Many clients today have models that run well on smaller core counts, or maybe license bound to a particular core count. Due to the large amount of CPUS available in a single system (56 or more), clients have expressed interest in “stacking” multiple smaller jobs on a single server to increase throughput.

Modern HPC system building blocks based on 3rd Generation Intel Xeon Scalable Processors have high memory bandwidth per core, and improved AVX512 and Turbo options that have made stacking less of a performance penalty than in the past.

To see the result of stacking on the latest 3rd Generation Intel Xeon Scalable Processors, we used the Abaqus e13 benchmark on an Intel 6346 based node that has 32 total cores per server. The baseline run was at 16 cores Exclusively (out of 32, which benefits from turbo effects), and then “stacked” two jobs on the same node, consuming all 32 cores (two 16-core jobs).

From the results below, you can see that one can stack two identical jobs with a modest drop in overall single node job time, but at a higher throughput. If you need the absolute fastest job time for a fixed token cost, then running exclusive is the best, but stacking jobs will give you more throughput overall for small jobs.

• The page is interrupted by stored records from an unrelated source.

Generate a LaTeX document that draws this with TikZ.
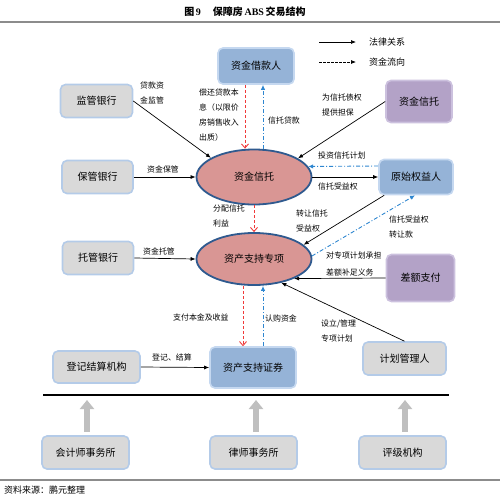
\documentclass[tikz,border=0pt]{standalone}
\usepackage{fontspec}
\setmainfont{Liberation Serif}
\newfontfamily\cjk{Noto Sans CJK SC}
\usetikzlibrary{arrows.meta,shapes.geometric}
\definecolor{grayfill}{HTML}{D9D9D9}
\definecolor{grayedge}{HTML}{B4CBE8}
\definecolor{bluefill}{HTML}{95B3D7}
\definecolor{blueedge}{HTML}{C5D8F0}
\definecolor{purpfill}{HTML}{B3A2C7}
\definecolor{purpedge}{HTML}{CCC1DE}
\definecolor{ellfill}{HTML}{D99694}
\definecolor{elledge}{HTML}{2F5A8F}
\definecolor{redc}{HTML}{F03A3A}
\definecolor{bluec}{HTML}{2E86D0}
\definecolor{arrowgray}{HTML}{BFBFBF}
\definecolor{rulegray}{HTML}{8C8C8C}
\begin{document}
\begin{tikzpicture}[x=1pt,y=-1pt,
  box/.style={rounded corners=5pt, line width=1.6pt, inner sep=0pt,
    font=\cjk\fontsize{10}{12}\selectfont},
  graybox/.style={box, fill=grayfill, draw=grayedge},
  bluebox/.style={box, fill=bluefill, draw=blueedge},
  purpbox/.style={box, fill=purpfill, draw=purpedge},
  ell/.style={ellipse, fill=ellfill, draw=elledge, line width=1.8pt, inner sep=0pt,
    minimum width=115pt, font=\cjk\fontsize{10}{12}\selectfont},
  lbl/.style={font=\cjk\fontsize{7.9}{15}\selectfont, align=left, anchor=west, inner sep=0pt},
  legtxt/.style={font=\cjk\fontsize{9}{11}\selectfont, anchor=west, inner sep=0pt},
  law/.style={-{Latex[length=5pt,width=4pt]}, line width=0.7pt},
  legdash/.style={law, dash pattern=on 2.5pt off 1.5pt},
  flowred/.style={draw=redc, line width=0.9pt, dash pattern=on 3pt off 2pt,
    -{Straight Barb[length=4pt,width=7pt]}},
  flowblue/.style={draw=bluec, line width=0.9pt, dash pattern=on 4pt off 2pt on 1pt off 2pt,
    -{Latex[length=5pt,width=4.5pt]}},
  uparrow/.style={draw=arrowgray, line width=6pt, -{Triangle[width=14pt,length=9pt]}}
]
\useasboundingbox (0,0) rectangle (500,499);

% title and rules
\node (title) at (245,12) {\bfseries{\cjk 图}\,9\hspace{12pt}{\cjk 保障房}\,ABS\,{\cjk 交易结构}};
\draw[rulegray, line width=1.8pt] (0,22) -- (500,22);
\draw[rulegray, line width=1.8pt] (0,480) -- (500,480);
\draw[black, line width=1.5pt] (43,395) -- (449,395);
\node[anchor=west, inner sep=0pt, font=\cjk\fontsize{9}{11}\selectfont] (src) at (4,490) {资料来源：鹏元整理};

% legend
\coordinate (l1a) at (319,42); \coordinate (l1b) at (356,42);
\coordinate (l2a) at (319,62); \coordinate (l2b) at (356,62);
\draw[law] (l1a) -- (l1b);
\draw[legdash] (l2a) -- (l2b);
\node[legtxt] (lt1) at (369,42) {法律关系};
\node[legtxt] (lt2) at (369,62) {资金流向};

% nodes
\node[bluebox, minimum width=76pt, minimum height=36pt] (borrower) at (256,66) {资金借款人};
\node[graybox, minimum width=72pt, minimum height=33pt] (jg) at (96.5,101) {监管银行};
\node[purpbox, minimum width=66pt, minimum height=42pt] (trustbox) at (419,101.5) {资金信托};
\node[graybox, minimum width=71pt, minimum height=33pt] (bg) at (97.5,177) {保管银行};
\node[ell, minimum height=55pt] (ell1) at (254,177) {资金信托};
\node[bluebox, minimum width=74pt, minimum height=35pt] (ysqy) at (416,177) {原始权益人};
\node[graybox, minimum width=71pt, minimum height=33pt] (tg) at (98,258) {托管银行};
\node[ell, minimum height=52pt] (ell2) at (254,259) {资产支持专项};
\node[purpbox, minimum width=68pt, minimum height=47pt] (cezf) at (420.5,278) {差额支付};
\node[graybox, minimum width=87pt, minimum height=32pt] (djjs) at (96.5,367) {登记结算机构};
\node[bluebox, minimum width=86pt, minimum height=41pt] (zczq) at (253,367.5) {资产支持证券};
\node[graybox, minimum width=83pt, minimum height=33pt] (jhglr) at (404.5,358.5) {计划管理人};
\node[graybox, minimum width=87pt, minimum height=33pt] (kjs) at (85.5,452.5) {会计师事务所};
\node[graybox, minimum width=87pt, minimum height=33pt] (lss) at (253.5,452.5) {律师事务所};
\node[graybox, minimum width=87pt, minimum height=33pt] (pj) at (402.5,452.5) {评级机构};

% connectors
\draw[law] (jg.east) -- (ell1.156);
\draw[flowred] ([xshift=-11pt]borrower.south) -- ([xshift=-9pt]ell1.north);
\draw[flowblue] ([xshift=9pt]ell1.north) -- ([xshift=7pt]borrower.south);
\draw[law] (trustbox.west) -- (ell1.23);
\draw[law] (bg.east) -- (ell1.west);
\draw[flowblue] ([yshift=11pt]ysqy.west) -- (ell1.11);
\draw[law] (ell1.east) -- (ysqy.west);
\draw[flowred] (ell1.south) -- (ell2.north);
\draw[law] ([xshift=6pt]ysqy.south west) -- (ell2.16);
\draw[flowblue] (ell2.3) -- ([xshift=-1pt]ysqy.south);
\draw[law] (tg.east) -- (ell2.west);
\draw[law] (cezf.west) -- (ell2.-26);
\draw[law] (jhglr.north) -- (ell2.-41);
\draw[flowred] ([xshift=-11pt]ell2.south) -- ([xshift=-10pt]zczq.north);
\draw[flowblue] ([xshift=10pt]zczq.north) -- ([xshift=9pt]ell2.south);
\draw[law] (djjs.east) -- (zczq.west);

% grey support arrows
\coordinate (u1) at (87,400); \coordinate (u2) at (256,400); \coordinate (u3) at (405,400);
\draw[uparrow] (kjs.north -| u1) ++(0,-3) -- (u1);
\draw[uparrow] (lss.north -| u2) ++(0,-3) -- (u2);
\draw[uparrow] (pj.north -| u3) ++(0,-3) -- (u3);

% labels
\node[lbl] (t1) at (140,92.5) {贷款资\\金监管};
\node[lbl] (t2) at (199,115) {偿还贷款本\\息（以限价\\房销售收入\\出质）};
\node[lbl] (t3) at (268,120) {信托贷款};
\node[lbl] (t4) at (322,104.5) {为信托债权\\提供担保};
\node[lbl] (t5) at (147,169) {资金保管};
\node[lbl] (t6) at (318,156) {投资信托计划};
\node[lbl] (t7) at (318,186) {信托受益权};
\node[lbl] (t8) at (213,215.5) {分配信托\\利益};
\node[lbl] (t9) at (296,221.5) {转让信托\\受益权};
\node[lbl] (t10) at (389,226.5) {信托受益权\\转让款};
\node[lbl] (t11) at (143,251) {资金托管};
\node[lbl, font=\cjk\fontsize{7.9}{17}\selectfont] (t12) at (326,263.5) {对专项计划承担\\差额补足义务};
\node[lbl] (t13) at (321,330.5) {设立/管理\\专项计划};
\node[lbl] (t14) at (173,317) {支付本金及收益};
\node[lbl] (t15) at (265,318) {认购资金};
\node[lbl] (t16) at (152,357) {登记、结算};
\end{tikzpicture}
\end{document}
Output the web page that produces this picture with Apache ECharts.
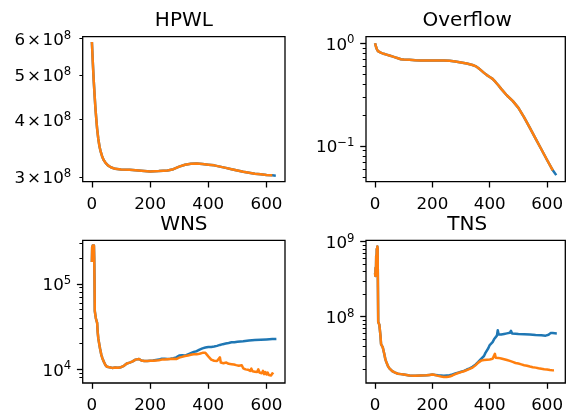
<!DOCTYPE html>
<html><head><meta charset="utf-8">
<script src="https://cdn.jsdelivr.net/npm/echarts@6/dist/echarts.min.js"></script>
<style>html,body{margin:0;padding:0;background:#fff}#c{width:566px;height:414px}</style>
</head><body><div id="c"></div>
<script>
// ---------------- data ----------------
const titles = ['HPWL', 'Overflow', 'WNS', 'TNS'];
const xTicks = [0, 200, 400, 600];

// HPWL
const hpwlBlueX = [0,3,6,9,12,15,18,22,26,30,35,40,47,55,65,80,100,130,160,200,230,260,280,300,320,340,360,380,400,420,440,460,480,500,520,540,560,580,600,620,632];
const hpwlBlueY = [5.90e8,5.35e8,4.90e8,4.55e8,4.25e8,4.02e8,3.82e8,3.63e8,3.50e8,3.41e8,3.33e8,3.27e8,3.22e8,3.18e8,3.15e8,3.125e8,3.115e8,3.11e8,3.10e8,3.085e8,3.09e8,3.10e8,3.12e8,3.16e8,3.19e8,3.205e8,3.21e8,3.20e8,3.19e8,3.18e8,3.16e8,3.14e8,3.12e8,3.10e8,3.08e8,3.065e8,3.05e8,3.04e8,3.03e8,3.025e8,3.02e8];
const hpwlOrangeX = [0,3,6,9,12,15,18,22,26,30,35,40,47,55,65,80,100,130,160,200,230,260,280,300,320,340,360,380,400,420,440,460,480,500,520,540,560,580,600,620];
const hpwlOrangeY = [5.90e8,5.35e8,4.90e8,4.55e8,4.25e8,4.02e8,3.82e8,3.63e8,3.50e8,3.41e8,3.33e8,3.27e8,3.22e8,3.18e8,3.15e8,3.125e8,3.115e8,3.11e8,3.10e8,3.085e8,3.09e8,3.10e8,3.12e8,3.16e8,3.19e8,3.205e8,3.21e8,3.20e8,3.19e8,3.18e8,3.16e8,3.14e8,3.12e8,3.10e8,3.08e8,3.065e8,3.05e8,3.04e8,3.03e8,3.025e8];
const hpwlTicks = [3e8, 4e8, 5e8, 6e8];

// Overflow
const ovfBlueX = [0,3,6,10,15,20,30,40,50,60,70,80,90,100,120,140,160,180,200,220,240,260,280,300,320,340,350,360,370,380,390,400,410,420,430,440,460,480,500,520,540,560,580,600,620,632];
const ovfBlueY = [1.0,0.93,0.88,0.84,0.82,0.81,0.79,0.775,0.76,0.745,0.73,0.715,0.70,0.695,0.69,0.683,0.68,0.678,0.678,0.679,0.68,0.675,0.665,0.65,0.635,0.615,0.60,0.575,0.545,0.515,0.49,0.47,0.45,0.42,0.39,0.36,0.31,0.275,0.235,0.19,0.15,0.118,0.093,0.073,0.058,0.052];
const ovfOrangeX = [0,3,6,10,15,20,30,40,50,60,70,80,90,100,120,140,160,180,200,220,240,260,280,300,320,340,350,360,370,380,390,400,410,420,430,440,460,480,500,520,540,560,580,600,620];
const ovfOrangeY = [1.0,0.93,0.88,0.84,0.82,0.81,0.79,0.775,0.76,0.745,0.73,0.715,0.70,0.695,0.69,0.683,0.68,0.678,0.678,0.679,0.68,0.675,0.665,0.65,0.635,0.615,0.60,0.575,0.545,0.515,0.49,0.47,0.45,0.42,0.39,0.36,0.31,0.275,0.235,0.19,0.15,0.118,0.093,0.073,0.058];
const ovfMajor = [0.1, 1];
const ovfMinor = [0.05,0.06,0.07,0.08,0.09,0.2,0.3,0.4,0.5,0.6,0.7,0.8,0.9];

// WNS (shared start, then the two runs diverge)
const wnsHeadX = [0,1,2,3,4,5,6,7,8,9,10,12,14,16,18,20,22,25,28,32,36,41,46,52,60,70,80,90,100,110,120,130,140,150,156,162,170,180,190,200];
const wnsHeadY = [1.8e5,2.7e5,1.9e5,2.8e5,2.1e5,2.75e5,2.3e5,2.8e5,2.0e5,1.1e5,4.8e4,4.3e4,3.9e4,3.7e4,3.5e4,2.7e4,2.3e4,2.0e4,1.75e4,1.5e4,1.35e4,1.23e4,1.13e4,1.07e4,1.06e4,1.04e4,1.05e4,1.045e4,1.06e4,1.1e4,1.17e4,1.2e4,1.24e4,1.3e4,1.37e4,1.32e4,1.27e4,1.25e4,1.25e4,1.26e4];
const wnsBlueTailX = [210,220,230,240,250,260,270,280,290,300,310,320,330,340,350,360,370,380,390,400,410,420,430,440,450,460,470,480,490,500,520,540,560,580,600,620,634];
const wnsBlueTailY = [1.27e4,1.29e4,1.3e4,1.33e4,1.33e4,1.32e4,1.33e4,1.35e4,1.38e4,1.45e4,1.46e4,1.45e4,1.5e4,1.55e4,1.6e4,1.63e4,1.7e4,1.76e4,1.8e4,1.82e4,1.83e4,1.85e4,1.88e4,1.93e4,1.97e4,2.0e4,2.03e4,2.07e4,2.08e4,2.1e4,2.13e4,2.17e4,2.2e4,2.22e4,2.24e4,2.26e4,2.27e4];
const wnsOrangeTailX = [210,220,230,240,250,260,270,280,290,300,310,320,330,340,350,360,370,380,385,390,395,400,405,410,415,420,425,430,435,440,443,448,452,458,462,466,470,475,480,484,488,492,496,500,505,510,515,520,524,528,532,536,540,544,548,552,556,560,564,568,572,576,580,584,588,592,596,600,604,608,612,616,620,623];
const wnsOrangeTailY = [1.26e4,1.27e4,1.28e4,1.3e4,1.3e4,1.31e4,1.32e4,1.33e4,1.32e4,1.37e4,1.4e4,1.43e4,1.45e4,1.48e4,1.5e4,1.5e4,1.52e4,1.56e4,1.58e4,1.56e4,1.5e4,1.42e4,1.35e4,1.3e4,1.28e4,1.26e4,1.24e4,1.25e4,1.22e4,1.38e4,1.2e4,1.22e4,1.18e4,1.17e4,1.2e4,1.15e4,1.16e4,1.13e4,1.15e4,1.1e4,1.14e4,1.09e4,1.12e4,1.08e4,1.1e4,1.06e4,1.12e4,1.03e4,1.07e4,1.0e4,1.05e4,0.99e4,1.03e4,0.96e4,1.02e4,0.95e4,1.0e4,0.94e4,0.97e4,0.93e4,1.0e4,0.92e4,0.95e4,0.9e4,0.96e4,0.88e4,0.93e4,0.87e4,0.92e4,0.86e4,0.9e4,0.85e4,0.9e4,0.87e4];
const wnsMajor = [1e4, 1e5];
const wnsMinor = [8e3,9e3,2e4,3e4,4e4,5e4,6e4,7e4,8e4,9e4,2e5,3e5];

// TNS
const tnsHeadX = [0,1,2,3,4,5,6,7,8,9,10,11,13,15,17,19,21,24,27,30,33,36,40,45,50,55,60,70,80,90,100,120,140,160,180,190,200];
const tnsHeadY = [3.8e8,3.5e8,4.5e8,3.6e8,6.5e8,5.0e8,8.0e8,7.0e8,8.6e8,8.0e8,2.5e8,8.5e7,8.2e7,7.8e7,7.5e7,5.5e7,4.3e7,4.1e7,3.9e7,3.7e7,3.1e7,2.7e7,2.45e7,2.2e7,2.05e7,1.95e7,1.88e7,1.8e7,1.74e7,1.72e7,1.7e7,1.65e7,1.64e7,1.65e7,1.66e7,1.68e7,1.7e7];
const tnsBlueTailX = [210,220,230,240,250,260,270,280,290,300,310,320,330,340,350,360,370,380,385,390,395,400,405,410,415,420,425,428,431,434,440,450,460,470,474,478,490,500,520,540,560,580,595,600,605,612,620,634];
const tnsBlueTailY = [1.68e7,1.66e7,1.65e7,1.64e7,1.65e7,1.66e7,1.7e7,1.75e7,1.8e7,1.85e7,1.9e7,1.98e7,2.05e7,2.15e7,2.3e7,2.5e7,2.75e7,3.0e7,3.3e7,3.4e7,3.8e7,4.2e7,4.4e7,4.6e7,5.0e7,5.3e7,5.6e7,6.6e7,5.8e7,5.7e7,5.8e7,5.9e7,6.0e7,6.1e7,6.5e7,6.0e7,5.95e7,5.9e7,5.85e7,5.8e7,5.7e7,5.65e7,5.6e7,5.8e7,5.75e7,6.05e7,6.05e7,6.0e7];
const tnsOrangeTailX = [210,220,230,240,250,260,270,280,290,300,310,320,330,340,350,360,370,380,390,400,410,415,418,421,430,440,450,460,470,480,490,500,510,520,530,540,550,560,570,580,590,600,610,620,624];
const tnsOrangeTailY = [1.67e7,1.63e7,1.6e7,1.58e7,1.58e7,1.6e7,1.65e7,1.72e7,1.78e7,1.83e7,1.88e7,1.95e7,2.02e7,2.1e7,2.25e7,2.45e7,2.6e7,2.65e7,2.68e7,2.7e7,2.75e7,2.8e7,3.2e7,2.85e7,2.83e7,2.78e7,2.72e7,2.65e7,2.58e7,2.5e7,2.42e7,2.38e7,2.32e7,2.26e7,2.22e7,2.17e7,2.13e7,2.1e7,2.06e7,2.03e7,2.0e7,1.98e7,1.95e7,1.93e7,1.94e7];
const tnsMajor = [1e8, 1e9];
const tnsMinor = [2e7,3e7,4e7,5e7,6e7,7e7,8e7,9e7,2e8,3e8,4e8,5e8,6e8,7e8,8e8,9e8];

// ---------------- chart ----------------
const BLUE = '#1f77b4', ORANGE = '#ff7f0e';
const FONT = 'DejaVu Sans';
const pairs = (xs, ys) => xs.map((x, i) => [x, ys[i]]);

const grids = [
  {left: 82.7, top: 36.7, width: 202.3, height: 145},
  {left: 366, top: 36.7, width: 202.3, height: 145},
  {left: 82.7, top: 240.3, width: 202.3, height: 144.5},
  {left: 366, top: 240.3, width: 202.3, height: 144.5}
];
const yRanges = [[2.93e8, 6.06e8], [0.0449, 1.159], [6930, 3.22e5], [1.31e7, 1.043e9]];

function powFmt(v) {
  const e = Math.round(Math.log10(v));
  return '10{s|' + (e < 0 ? '\u2212' + (-e) : e) + '}';
}
function mantFmt(v) {
  const e = Math.floor(Math.log10(v) + 1e-9);
  const m = Math.round(v / Math.pow(10, e));
  return m + '\u200a\u00d7\u200a10{s|' + e + '}';
}

const majorSets = [hpwlTicks, ovfMajor, wnsMajor, tnsMajor];
const minorSets = [[], ovfMinor, wnsMinor, tnsMinor];
const fmts = [mantFmt, powFmt, powFmt, powFmt];

const xAxes = [], yAxes = [];
for (let i = 0; i < 4; i++) {
  xAxes.push({
    type: 'value', gridIndex: i, min: -31.6, max: 663.6, position: 'bottom',
    axisLine: {show: false, onZero: false}, splitLine: {show: false},
    axisTick: {show: true, customValues: xTicks, length: 5.8, lineStyle: {color: '#000', width: 1.3}},
    axisLabel: {customValues: xTicks, margin: 14, color: '#000', fontFamily: FONT, fontSize: 16.7, lineHeight: 17}
  });
  const small = i === 0;
  yAxes.push({
    type: 'log', logBase: 10, gridIndex: i, position: 'left', offset: 0,
    min: yRanges[i][0], max: yRanges[i][1],
    axisLine: {show: false, onZero: false}, splitLine: {show: false}, minorTick: {show: false},
    axisTick: {show: true, customValues: majorSets[i], length: small ? 3.3 : 5.8,
      lineStyle: {color: '#000', width: small ? 1 : 1.3}},
    axisLabel: {
      customValues: majorSets[i], formatter: fmts[i], margin: 11.5,
      color: '#000', fontFamily: FONT, fontSize: 16.7, lineHeight: 22, padding: [4, 0, 0, 0],
      rich: {s: {fontSize: 11.7, lineHeight: 12, verticalAlign: 'top', fontFamily: FONT, color: '#000'}}
    }
  });
  yAxes.push({
    type: 'log', logBase: 10, gridIndex: i, position: 'left', offset: 0,
    min: yRanges[i][0], max: yRanges[i][1],
    axisLine: {show: false, onZero: false}, splitLine: {show: false}, axisLabel: {show: false}, minorTick: {show: false},
    axisTick: {show: minorSets[i].length > 0, customValues: minorSets[i].length ? minorSets[i] : [yRanges[i][0]],
      length: 3.3, lineStyle: {color: '#000', width: 1}}
  });
}

const seriesData = [
  [pairs(hpwlBlueX, hpwlBlueY), pairs(hpwlOrangeX, hpwlOrangeY)],
  [pairs(ovfBlueX, ovfBlueY), pairs(ovfOrangeX, ovfOrangeY)],
  [pairs(wnsHeadX.concat(wnsBlueTailX), wnsHeadY.concat(wnsBlueTailY)),
   pairs(wnsHeadX.concat(wnsOrangeTailX), wnsHeadY.concat(wnsOrangeTailY))],
  [pairs(tnsHeadX.concat(tnsBlueTailX), tnsHeadY.concat(tnsBlueTailY)),
   pairs(tnsHeadX.concat(tnsOrangeTailX), tnsHeadY.concat(tnsOrangeTailY))]
];
const series = [];
seriesData.forEach((pair, i) => {
  [BLUE, ORANGE].forEach((col, k) => {
    series.push({
      type: 'line', xAxisIndex: i, yAxisIndex: 2 * i, data: pair[k],
      showSymbol: false, symbol: 'none', silent: true, clip: true,
      lineStyle: {color: col, width: 2.5, join: 'round'}, itemStyle: {color: col}
    });
  });
});

const titleTops = [10.8, 10.8, 214.4, 214.4];
const title = titles.map((t, i) => ({
  text: t, left: grids[i].left + grids[i].width / 2, top: titleTops[i], textAlign: 'center',
  padding: 0,
  textStyle: {fontFamily: FONT, fontSize: 20, fontWeight: 'normal', color: '#000', lineHeight: 20}
}));

const chart = echarts.init(document.getElementById('c'), null, {renderer: 'canvas'});
chart.setOption({
  animation: false,
  backgroundColor: '#fff',
  title: title,
  grid: grids.map(g => Object.assign({show: true, borderColor: '#000', borderWidth: 1.3, backgroundColor: 'transparent'}, g)),
  xAxis: xAxes,
  yAxis: yAxes,
  series: series
});
</script>
</body></html>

By default, the TotalCAE Platform disables job stacking and runs jobs in “Exclusive” mode, which means even if you use 1 CPU, you get the whole machine to yourself. This ensures your job runs at peak performance, and that other jobs don’t interfere with your job in some negative way, for example running the machine out of memory or otherwise impacting your job. To disable this default, the user can just uncheck the Exclusive box on job submission, or use the -x option in our command line tsubmit, to allow jobs to “stack” on the same node and experiment with how it works for your particular model.